Keyvan Mohajer, CEO of SoundHound AI, emphasized the company’s vision, stating, “At SoundHound, we believe the future of AI isn’t just multimodal – it’s deeply integrated, responsive, and built for real-world impact.” He added that Vision AI extends SoundHound’s leadership in voice and conversational AI, poised to redefine how humans engage with products and services.

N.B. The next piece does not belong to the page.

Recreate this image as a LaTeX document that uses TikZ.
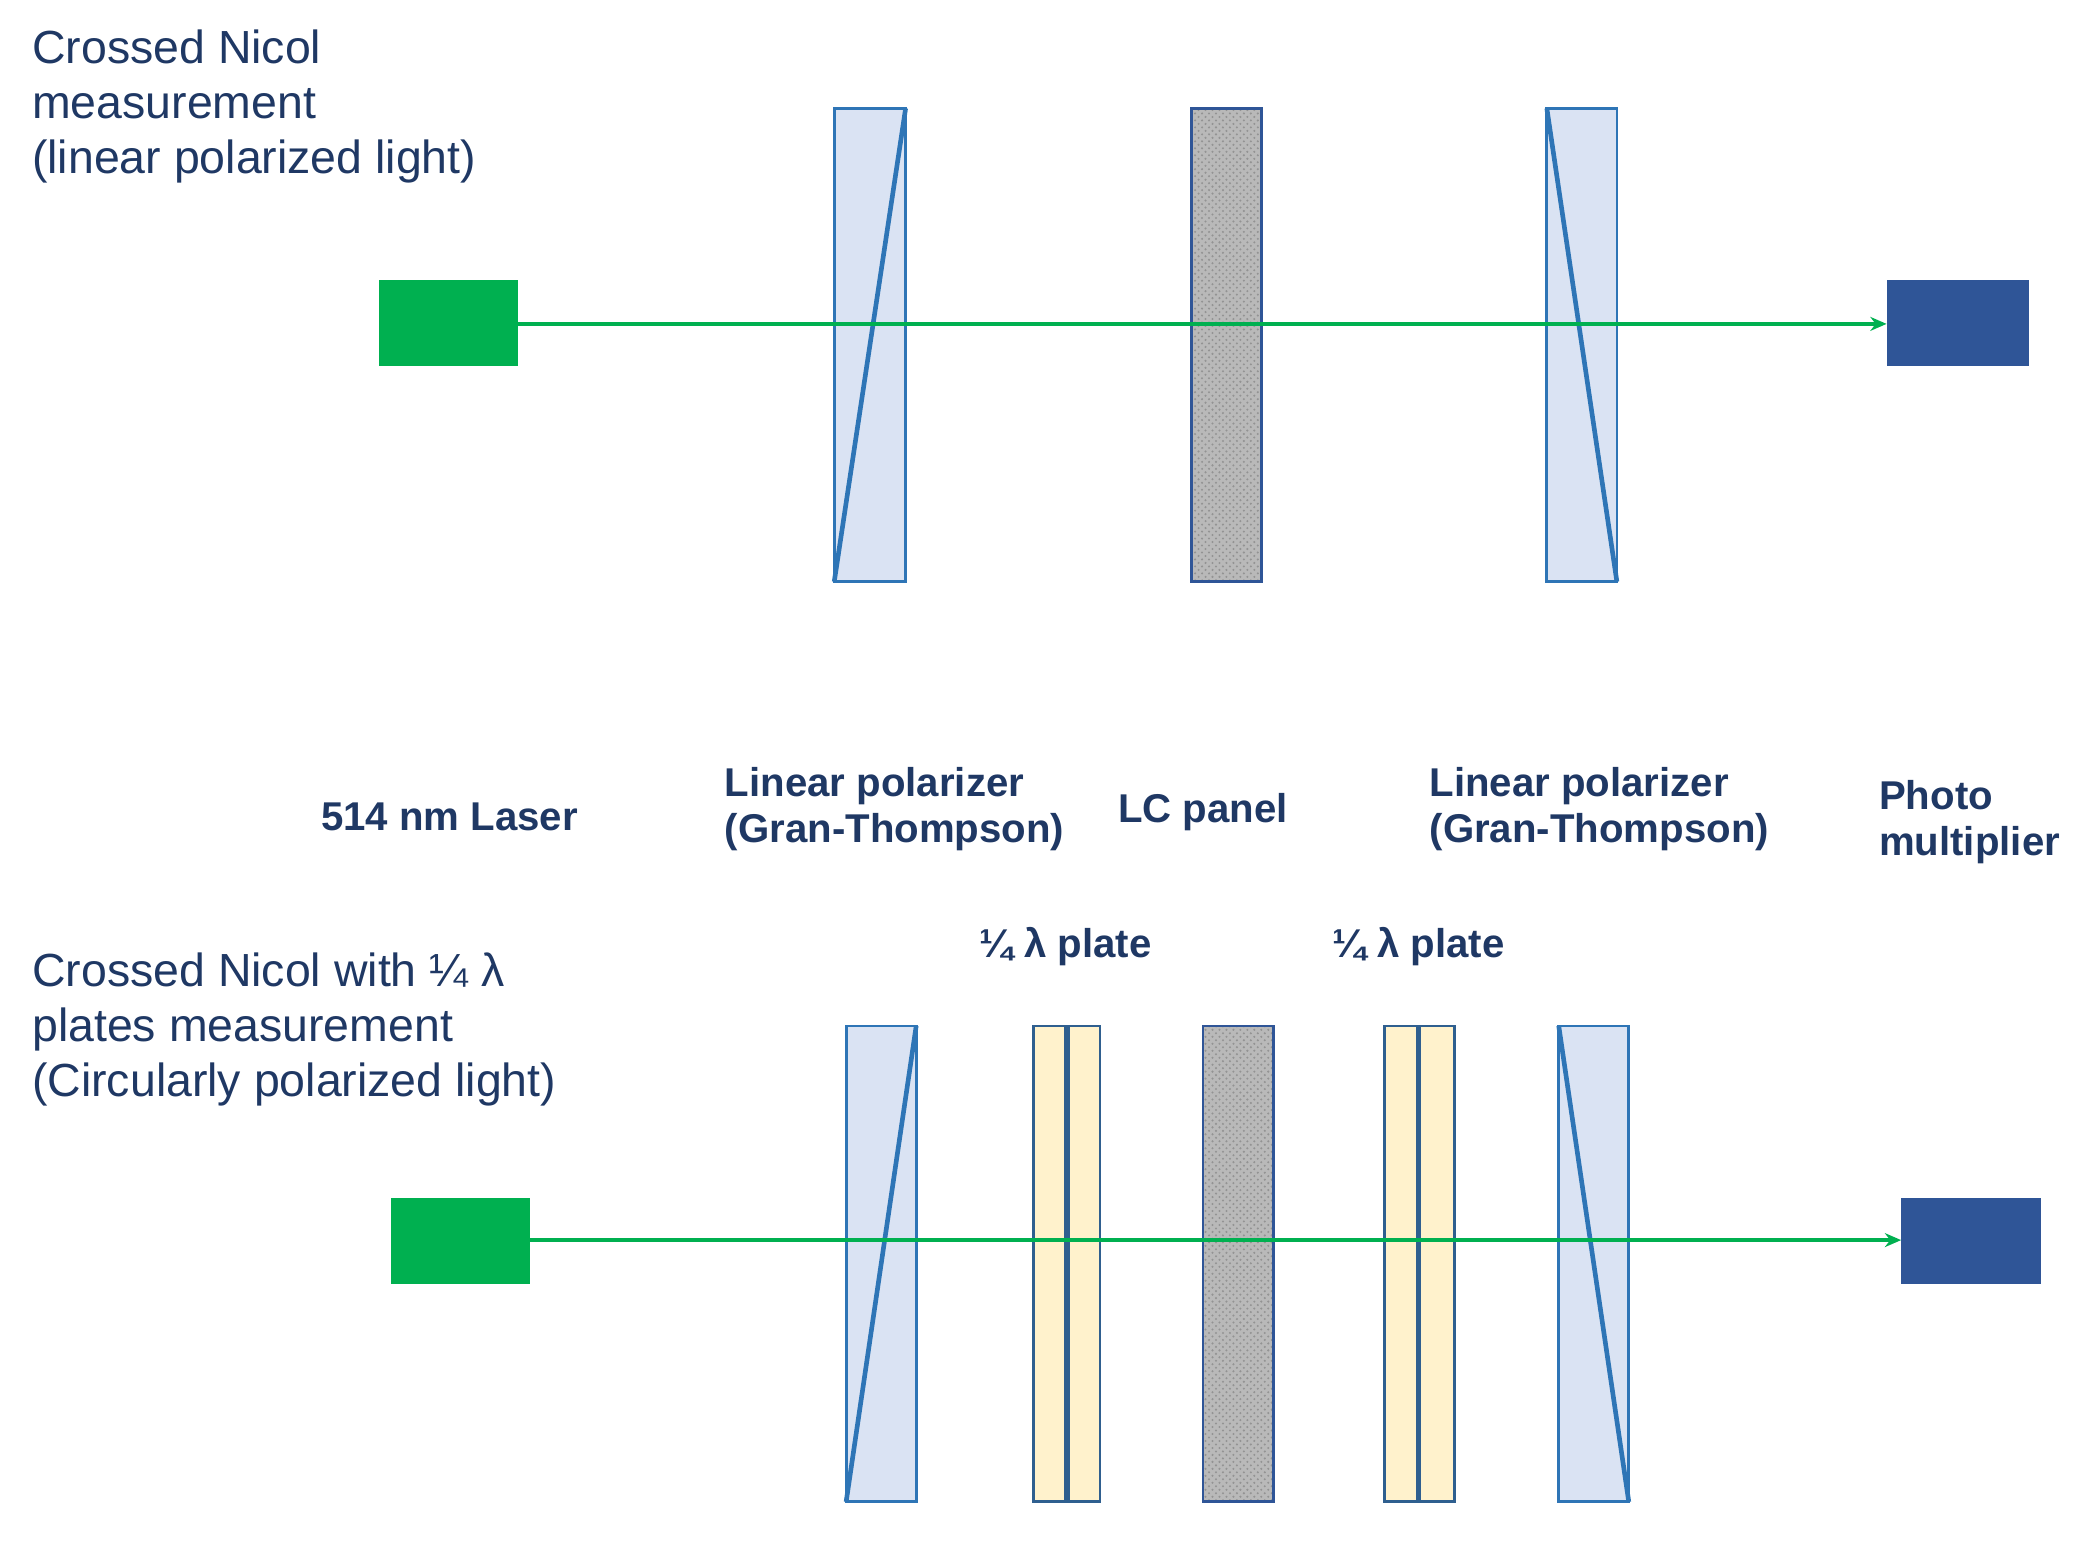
\documentclass[tikz,border=0pt]{standalone}
\usepackage{fontspec}
\setmainfont{Liberation Sans}
\usetikzlibrary{patterns,arrows.meta}
\definecolor{navy}{HTML}{1F3864}
\definecolor{polfill}{HTML}{DAE3F3}
\definecolor{poledge}{HTML}{2E75B6}
\definecolor{lcedge}{HTML}{2F5597}
\definecolor{qfill}{HTML}{FFF2CC}
\definecolor{qline}{HTML}{2F5F8F}
\definecolor{beam}{HTML}{00B050}
\definecolor{det}{HTML}{2F5597}
\begin{document}
\begin{tikzpicture}[x=0.02cm,y=-0.02cm,
  pol/.style={draw=poledge,fill=polfill,line width=1.2pt},
  diag/.style={draw=poledge,line width=2pt},
  lc/.style={draw=lcedge,line width=1.2pt,fill=gray!55},
  qp/.style={draw=qline,fill=qfill,line width=1.2pt},
  qc/.style={draw=qline,line width=2.4pt},
  beamst/.style={draw=beam,line width=2pt,-{Stealth[length=7pt,width=6pt]}},
  big/.style={font=\fontsize{20}{23.8}\selectfont,text=navy,align=left,anchor=north west,inner sep=0pt},
  lab/.style={font=\bfseries\fontsize{17.3}{19.8}\selectfont,text=navy,align=left,inner sep=0pt}]
\useasboundingbox (0,0) rectangle (1568,1169);
% top row
\node[big] (t1) at (24,22) {Crossed Nicol\\measurement\\(linear polarized light)};
\fill[beam] (287,212) rectangle (392,277);
\coordinate (ls1) at (392,245);
\draw[pol] (631,82) rectangle (685,440);
\draw[diag] (631,440) -- (685,82);
\fill[gray!55] (901,82) rectangle (954,440);
\fill[pattern=crosshatch dots,pattern color=gray!85] (901,82) rectangle (954,440);
\draw[draw=lcedge,line width=1.2pt] (901,82) rectangle (954,440);
\draw[pol] (1170,82) rectangle (1223,440);
\draw[diag] (1170,82) -- (1223,440);
\fill[det] (1427,212) rectangle (1535,277);
\coordinate (d1) at (1427,245);
\draw[beamst] (ls1) -- (d1);
% labels
\node[lab] (l1) at (340,618) {514 nm Laser};
\node[lab,anchor=west] (l2) at (548,612) {Linear polarizer\\(Gran-Thompson)};
\node[lab] (l3) at (910,614) {LC panel};
\node[lab,anchor=west] (l4) at (1081,612) {Linear polarizer\\(Gran-Thompson)};
\node[lab,anchor=west] (l5) at (1421,622) {Photo\\multiplier};
\node[lab] (q1) at (806,716) {¼ λ plate};
\node[lab] (q2) at (1073,716) {¼ λ plate};
% bottom row
\node[big] (t2) at (24,720) {Crossed Nicol with ¼ λ\\plates measurement\\(Circularly polarized light)};
\fill[beam] (296,906) rectangle (401,971);
\coordinate (ls2) at (401,938);
\draw[pol] (640,776) rectangle (693,1136);
\draw[diag] (640,1136) -- (693,776);
\draw[qp] (782,776) rectangle (832,1136);
\draw[qc] (807,776) -- (807,1136);
\fill[gray!55] (910,776) rectangle (963,1136);
\fill[pattern=crosshatch dots,pattern color=gray!85] (910,776) rectangle (963,1136);
\draw[draw=lcedge,line width=1.2pt] (910,776) rectangle (963,1136);
\draw[qp] (1047,776) rectangle (1100,1136);
\draw[qc] (1073,776) -- (1073,1136);
\draw[pol] (1179,776) rectangle (1232,1136);
\draw[diag] (1179,776) -- (1232,1136);
\fill[det] (1438,906) rectangle (1544,971);
\coordinate (d2) at (1438,938);
\draw[beamst] (ls2) -- (d2);
\end{tikzpicture}
\end{document}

Technically, Vision AI operates by combining camera-enabled visual perception with SoundHound’s existing Polaris platform, which encompasses automatic speech recognition (ASR), natural language understanding (NLU), agent orchestration, and text-to-speech technologies. By fusing live audio and language comprehension with visual information in real time, the system unlocks a range of practical enterprise applications. These include hands-free equipment troubleshooting in industrial settings, AI-powered inventory intelligence for retailers, intuitive discovery agents within car infotainment systems, and personalized experiences at drive-thru windows.

Pranav Singh, VP of Engineering at SoundHound AI, highlighted the synergy of these components: “With Vision AI, we are fusing visual recognition and conversational intelligence into a single, synchronized flow. Every frame, every utterance, every intent is interpreted within the same ecosystem – ensuring faster, more natural user experiences that scale across surfaces from kiosks to embedded devices.” This comprehensive approach delivers AI that can truly “see what you see, hear what you say, and respond in the moment.”

The introduction of Vision AI promises significant advantages for SoundHound’s partners. It facilitates faster and more frictionless user interactions, streamlines operations by minimizing the need for manual inputs such as typing or scanning, and supports scalable deployments across diverse environments including mobile devices, automotive systems, kiosks, and embedded hardware. Furthermore, it enables the deployment of intelligent agents that can operate effectively within real-world visual contexts.

Fully integrated with SoundHound’s proprietary end-to-end conversational AI stack, Vision AI offers customizable visual understanding tailored to specific domains, benefits from continuous learning loops, and provides extensive deployment flexibility. In a related development, SoundHound AI also recently rolled out Amelia 7.1, an update to its agentic AI platform that brings notable improvements in speed, conversational responsiveness, AI agent accuracy through enhanced knowledge matching, and greater transparency with comprehensive agent data logs. These advancements underscore SoundHound’s ongoing commitment to pushing the boundaries of practical AI solutions.